= Razia Barakzai =

Afghan women's rights activist

Razia Barakzai (راضیه بارکزۍ; born 1995) is an Afghan women's rights activist. She was named one of the BBC's 100 Women in 2021 for leading the first women's protests against the Taliban in August 2021, following their takeover of Afghanistan earlier that month.

== Early life and education ==
Barakzai was born in Farah Province. She was the only child born to her Pashtun parents; her mother was a housewife, while her father was a commander in the Afghan Security Forces. She attended Herat University, where she studied political science, and obtained her master's degree from Kabul University.

== Career ==
In the late 2010s, Barakzai was the sole provider for her family. She worked both as a university professor in Kabul and for the Independent Election Commission of Afghanistan at the presidential palace. During her time with the commission, five of her suggested projects were approved, including proposals for peace parks in the Herat and Nangarhar Provinces and the creation of online systems with which users could submit complaints and petitions to the government. Her last day working at the presidential palace was August 15, 2021, when all workers were asked to leave for their own safety; the Taliban took over the building later that day.

== Activism ==
On August 16, 2021, following the Taliban takeover of Afghanistan, Barakzai and two other women led the first women's protests against the new government in Zanbaq Square, near the presidential palace.

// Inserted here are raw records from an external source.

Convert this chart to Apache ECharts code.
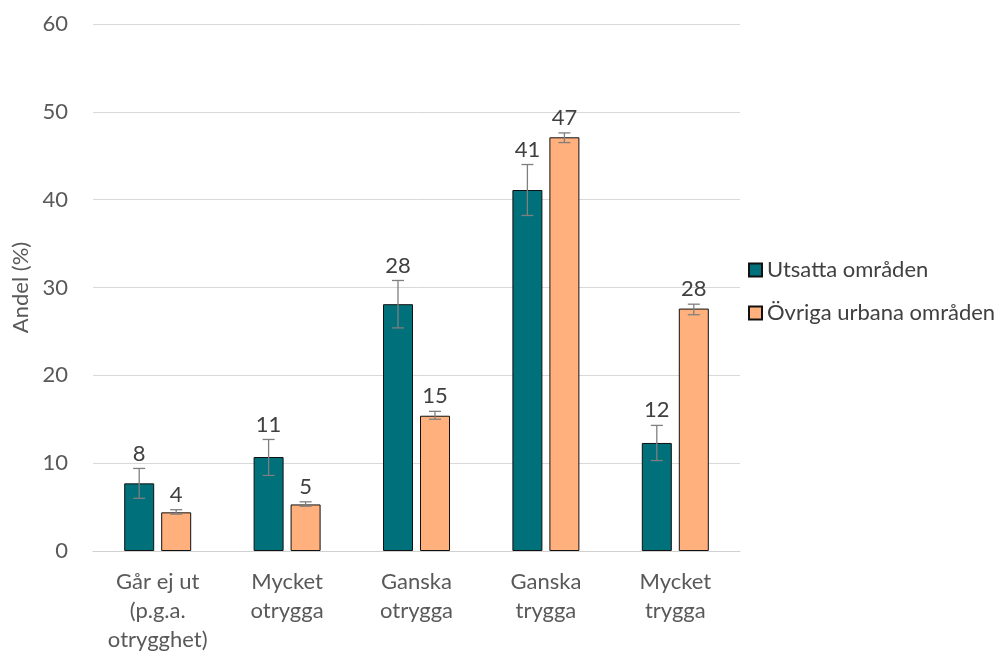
<!DOCTYPE html>
<html>
<head>
<meta charset="utf-8">
<script src="https://cdn.jsdelivr.net/npm/echarts@6/dist/echarts.min.js"></script>
<style>
  html, body { margin: 0; padding: 0; background: #fff; }
  #chart { width: 1000px; height: 654px; }
</style>
</head>
<body>
<div id="chart"></div>
<script>
// kategorier och värden (andel i procent)
const categories = ['Går ej ut\n(p.g.a.\notrygghet)', 'Mycket\notrygga', 'Ganska\notrygga', 'Ganska\ntrygga', 'Mycket\ntrygga']
const seriesNames = ['Utsatta områden', 'Övriga urbana områden']
const utsatta = [7.7, 10.7, 28.1, 41.1, 12.3]
const utsattaLow = [6.0, 8.6, 25.4, 38.2, 10.3]
const utsattaHigh = [9.4, 12.7, 30.8, 44.0, 14.3]
const ovriga = [4.4, 5.3, 15.4, 47.1, 27.6]
const ovrigaLow = [4.2, 5.1, 15.0, 46.5, 26.9]
const ovrigaHigh = [4.7, 5.6, 15.9, 47.6, 28.1]
const yTicks = { min: 0, max: 60, interval: 10 }

const FONT = 'Lato'
const FS = 22
const BAR_W = 30
const BAR_GAP = 7

/** felstaplar + etikett över felstapeln */
function errorSeries (values, low, high, side) {
  const data = values.map((v, i) => [i, low[i], high[i], v])
  return {
    type: 'custom',
    z: 5,
    data: data,
    renderItem: function (params, api) {
      const i = api.value(0)
      const lo = api.coord([i, api.value(1)])
      const hi = api.coord([i, api.value(2)])
      const x = lo[0] + side * (BAR_W / 2 + BAR_GAP / 2)
      const cap = 6
      const style = { stroke: '#7f7f7f', lineWidth: 1.3 }
      return {
        type: 'group',
        children: [
          { type: 'line', shape: { x1: x, y1: lo[1], x2: x, y2: hi[1] }, style: style },
          { type: 'line', shape: { x1: x - cap, y1: hi[1], x2: x + cap, y2: hi[1] }, style: style },
          { type: 'line', shape: { x1: x - cap, y1: lo[1], x2: x + cap, y2: lo[1] }, style: style },
          {
            type: 'text',
            x: x,
            y: hi[1] - 4,
            style: {
              text: String(Math.round(api.value(3))),
              fill: '#404040',
              font: FS + 'px ' + FONT,
              align: 'center',
              verticalAlign: 'bottom'
            }
          }
        ]
      }
    }
  }
}

const chart = echarts.init(document.getElementById('chart'))
const option = {
  animation: false,
  textStyle: { fontFamily: FONT },
  grid: { left: 93, right: 260, top: 24, bottom: 101 },
  legend: {
    orient: 'vertical',
    left: 743,
    top: 254,
    itemWidth: 13,
    itemHeight: 13,
    itemGap: 21,
    icon: 'rect',
    textStyle: { fontSize: FS, color: '#404040', fontFamily: FONT },
    data: seriesNames
  },
  xAxis: {
    type: 'category',
    data: categories,
    axisTick: { show: false },
    axisLine: { lineStyle: { color: '#d0d0d0', width: 1 } },
    axisLabel: {
      fontSize: FS,
      color: '#595959',
      lineHeight: 29,
      margin: 16,
      interval: 0
    }
  },
  yAxis: {
    type: 'value',
    min: yTicks.min,
    max: yTicks.max,
    interval: yTicks.interval,
    name: 'Andel (%)',
    nameLocation: 'middle',
    nameGap: 59,
    nameTextStyle: { fontSize: FS, color: '#595959' },
    axisLabel: { fontSize: FS, color: '#595959', margin: 25 },
    splitLine: { lineStyle: { color: '#d9d9d9' } }
  },
  series: [
    {
      name: seriesNames[0],
      type: 'bar',
      barWidth: BAR_W,
      barGap: (BAR_GAP / BAR_W * 100) + '%',
      data: utsatta,
      itemStyle: { color: '#00707a', borderColor: '#111', borderWidth: 1 }
    },
    {
      name: seriesNames[1],
      type: 'bar',
      barWidth: BAR_W,
      data: ovriga,
      itemStyle: { color: '#ffb07c', borderColor: '#111', borderWidth: 1 }
    },
    errorSeries(utsatta, utsattaLow, utsattaHigh, -1),
    errorSeries(ovriga, ovrigaLow, ovrigaHigh, 1)
  ]
}
chart.setOption(option)
</script>
</body>
</html>
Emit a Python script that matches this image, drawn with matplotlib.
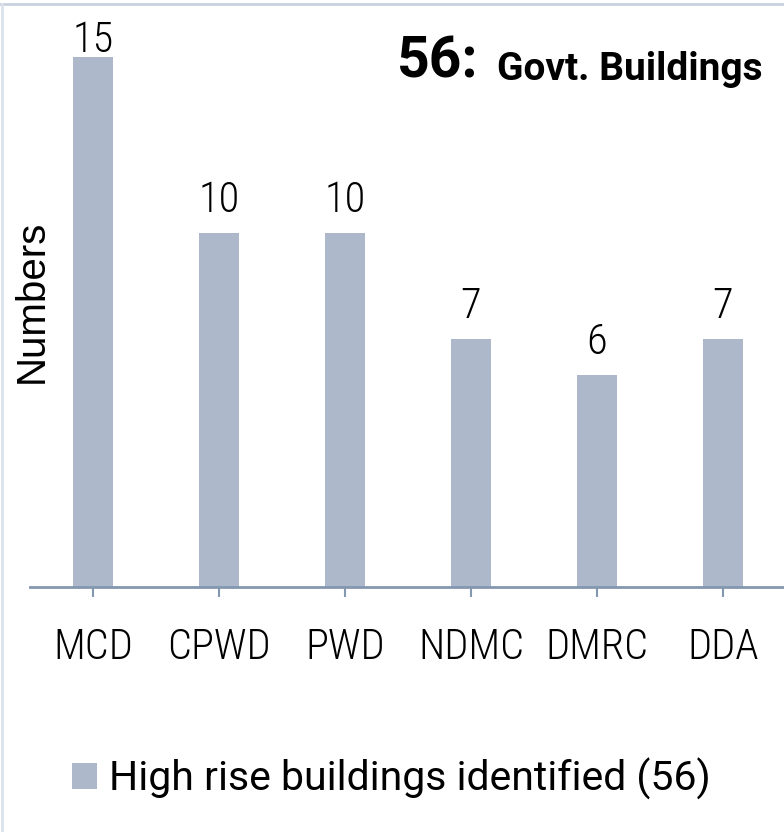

In the aftermath, she was arrested and beaten. Online, Barakzai started the hashtag #AfghanWomenExist under which to organize in-person demonstrations. She continued to participate in protests in September 2021, in response to statements suggesting women would not be able to hold positions in the new government. During these protests, she reported being struck in the head by Taliban forces, and that tear gas and pepper spray were used against protesters.

Barakzai and other online organizers declared October 10, 2021 as World Women Solidarity Day With Afghan Women. In December 2021, Barakzai participated in protests surrounding women's rights to work and study, and the need for financial relief.

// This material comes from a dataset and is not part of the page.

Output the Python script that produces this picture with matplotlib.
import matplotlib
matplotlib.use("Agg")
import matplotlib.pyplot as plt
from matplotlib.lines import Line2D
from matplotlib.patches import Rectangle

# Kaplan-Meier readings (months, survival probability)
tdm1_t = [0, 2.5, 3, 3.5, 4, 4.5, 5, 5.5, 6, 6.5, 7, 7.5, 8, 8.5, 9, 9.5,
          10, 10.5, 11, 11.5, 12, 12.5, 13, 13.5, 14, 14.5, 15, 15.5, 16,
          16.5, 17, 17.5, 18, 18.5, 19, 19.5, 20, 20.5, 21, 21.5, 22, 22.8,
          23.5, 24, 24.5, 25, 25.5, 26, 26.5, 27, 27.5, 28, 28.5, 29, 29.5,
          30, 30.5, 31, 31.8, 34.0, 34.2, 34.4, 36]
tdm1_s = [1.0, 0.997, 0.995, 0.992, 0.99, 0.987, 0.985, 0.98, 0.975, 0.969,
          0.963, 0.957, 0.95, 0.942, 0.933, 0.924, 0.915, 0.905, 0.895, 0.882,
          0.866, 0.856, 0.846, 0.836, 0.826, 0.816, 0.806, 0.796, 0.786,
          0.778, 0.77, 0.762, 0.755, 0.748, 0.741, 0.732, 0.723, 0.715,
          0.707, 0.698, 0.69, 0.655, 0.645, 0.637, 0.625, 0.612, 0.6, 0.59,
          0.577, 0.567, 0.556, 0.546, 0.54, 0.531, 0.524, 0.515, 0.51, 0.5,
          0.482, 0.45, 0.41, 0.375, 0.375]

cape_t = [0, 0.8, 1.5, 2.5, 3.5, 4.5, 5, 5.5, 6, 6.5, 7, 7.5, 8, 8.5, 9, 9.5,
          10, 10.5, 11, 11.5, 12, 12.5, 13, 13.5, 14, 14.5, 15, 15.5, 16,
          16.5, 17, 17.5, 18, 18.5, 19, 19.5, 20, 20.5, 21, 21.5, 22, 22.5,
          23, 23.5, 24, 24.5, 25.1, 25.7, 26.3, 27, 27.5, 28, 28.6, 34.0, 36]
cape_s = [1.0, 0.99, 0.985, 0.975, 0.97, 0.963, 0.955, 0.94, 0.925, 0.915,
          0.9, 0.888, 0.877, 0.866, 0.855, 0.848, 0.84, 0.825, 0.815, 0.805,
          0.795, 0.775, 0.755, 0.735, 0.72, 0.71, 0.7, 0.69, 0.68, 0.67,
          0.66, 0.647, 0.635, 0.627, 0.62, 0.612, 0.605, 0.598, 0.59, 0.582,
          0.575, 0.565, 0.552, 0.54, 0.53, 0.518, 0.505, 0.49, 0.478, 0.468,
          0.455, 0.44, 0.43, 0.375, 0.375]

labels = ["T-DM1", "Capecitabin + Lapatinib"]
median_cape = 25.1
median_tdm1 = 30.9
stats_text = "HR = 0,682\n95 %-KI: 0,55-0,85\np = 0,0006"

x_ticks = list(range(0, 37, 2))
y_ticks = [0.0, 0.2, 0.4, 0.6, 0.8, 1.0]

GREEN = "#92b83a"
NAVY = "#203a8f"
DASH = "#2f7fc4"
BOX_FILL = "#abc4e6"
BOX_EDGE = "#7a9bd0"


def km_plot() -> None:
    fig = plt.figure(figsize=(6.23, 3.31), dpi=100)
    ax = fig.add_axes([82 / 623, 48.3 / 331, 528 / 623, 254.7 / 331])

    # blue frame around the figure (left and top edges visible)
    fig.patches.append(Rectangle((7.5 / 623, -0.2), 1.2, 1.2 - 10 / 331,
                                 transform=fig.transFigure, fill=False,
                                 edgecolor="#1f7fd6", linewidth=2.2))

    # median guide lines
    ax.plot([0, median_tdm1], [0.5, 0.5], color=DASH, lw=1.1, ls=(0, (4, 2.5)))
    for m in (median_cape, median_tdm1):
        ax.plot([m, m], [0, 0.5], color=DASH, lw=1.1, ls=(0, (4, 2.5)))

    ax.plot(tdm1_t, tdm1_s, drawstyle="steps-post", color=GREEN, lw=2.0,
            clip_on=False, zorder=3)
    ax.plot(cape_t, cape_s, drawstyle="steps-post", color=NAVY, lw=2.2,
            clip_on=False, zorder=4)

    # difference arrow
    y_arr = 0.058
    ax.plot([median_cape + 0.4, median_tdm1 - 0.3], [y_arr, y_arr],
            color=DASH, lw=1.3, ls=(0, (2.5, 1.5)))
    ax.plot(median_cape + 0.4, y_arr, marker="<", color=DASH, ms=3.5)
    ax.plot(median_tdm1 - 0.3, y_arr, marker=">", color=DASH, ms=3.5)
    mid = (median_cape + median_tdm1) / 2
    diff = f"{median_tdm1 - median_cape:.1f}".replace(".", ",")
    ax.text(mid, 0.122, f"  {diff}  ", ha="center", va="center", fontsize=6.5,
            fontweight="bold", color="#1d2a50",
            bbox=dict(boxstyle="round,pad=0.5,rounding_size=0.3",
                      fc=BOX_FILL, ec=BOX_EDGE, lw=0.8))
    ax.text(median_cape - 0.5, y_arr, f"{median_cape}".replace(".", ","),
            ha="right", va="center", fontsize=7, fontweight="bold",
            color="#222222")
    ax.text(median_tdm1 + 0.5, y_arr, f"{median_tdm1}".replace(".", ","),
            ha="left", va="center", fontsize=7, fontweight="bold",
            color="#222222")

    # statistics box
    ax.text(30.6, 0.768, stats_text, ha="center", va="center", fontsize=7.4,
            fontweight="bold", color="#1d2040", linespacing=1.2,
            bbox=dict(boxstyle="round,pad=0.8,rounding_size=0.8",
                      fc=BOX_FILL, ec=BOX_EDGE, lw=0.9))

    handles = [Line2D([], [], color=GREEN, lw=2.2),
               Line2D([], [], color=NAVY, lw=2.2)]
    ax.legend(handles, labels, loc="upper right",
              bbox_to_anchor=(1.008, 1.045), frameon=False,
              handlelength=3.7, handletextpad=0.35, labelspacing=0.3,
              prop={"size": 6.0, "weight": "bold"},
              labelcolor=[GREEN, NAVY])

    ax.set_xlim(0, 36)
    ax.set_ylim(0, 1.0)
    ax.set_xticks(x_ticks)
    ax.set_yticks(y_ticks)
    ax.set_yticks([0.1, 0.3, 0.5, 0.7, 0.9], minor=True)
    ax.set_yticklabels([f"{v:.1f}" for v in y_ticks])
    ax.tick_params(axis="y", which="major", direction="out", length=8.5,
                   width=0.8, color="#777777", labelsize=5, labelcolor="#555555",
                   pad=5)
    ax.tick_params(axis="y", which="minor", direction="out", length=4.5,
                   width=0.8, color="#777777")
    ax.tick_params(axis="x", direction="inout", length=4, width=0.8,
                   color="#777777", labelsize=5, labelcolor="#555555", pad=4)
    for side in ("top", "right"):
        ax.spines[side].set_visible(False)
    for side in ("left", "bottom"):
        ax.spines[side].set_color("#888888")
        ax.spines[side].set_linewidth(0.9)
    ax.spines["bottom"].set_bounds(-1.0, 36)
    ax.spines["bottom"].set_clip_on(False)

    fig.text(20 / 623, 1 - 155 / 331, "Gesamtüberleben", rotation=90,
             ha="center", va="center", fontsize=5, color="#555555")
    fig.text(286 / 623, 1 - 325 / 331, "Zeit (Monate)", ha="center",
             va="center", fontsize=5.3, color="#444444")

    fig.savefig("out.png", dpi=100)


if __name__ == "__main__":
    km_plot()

By late 2021, Barakzai had fled Afghanistan due to death threats made against her by the Taliban. She first traveled to Mashdad, Iran, but relocated after realizing she was still being surveilled. She continued to change locations as she continued to receive death threats.

In early November 2022, Barakzai helped organize a letter-writing campaign aimed at the United Nations Security Council, urging the body to take action to help Afghan women. She has criticized UN Deputy Secretary-General Amina Mohammed and U.S. Special Envoy for Afghan Women, Girls, and Human Rights Rina Amiri for meeting with Taliban officials or suggesting the Taliban might be validated as Afghanistan's legitimate government.

As of July 2023, Barakzai was living in Pakistan with relatives. She maintained contact with activists in Afghanistan, and continued to speak out against Taliban policies, such as the shutdown of women's salons.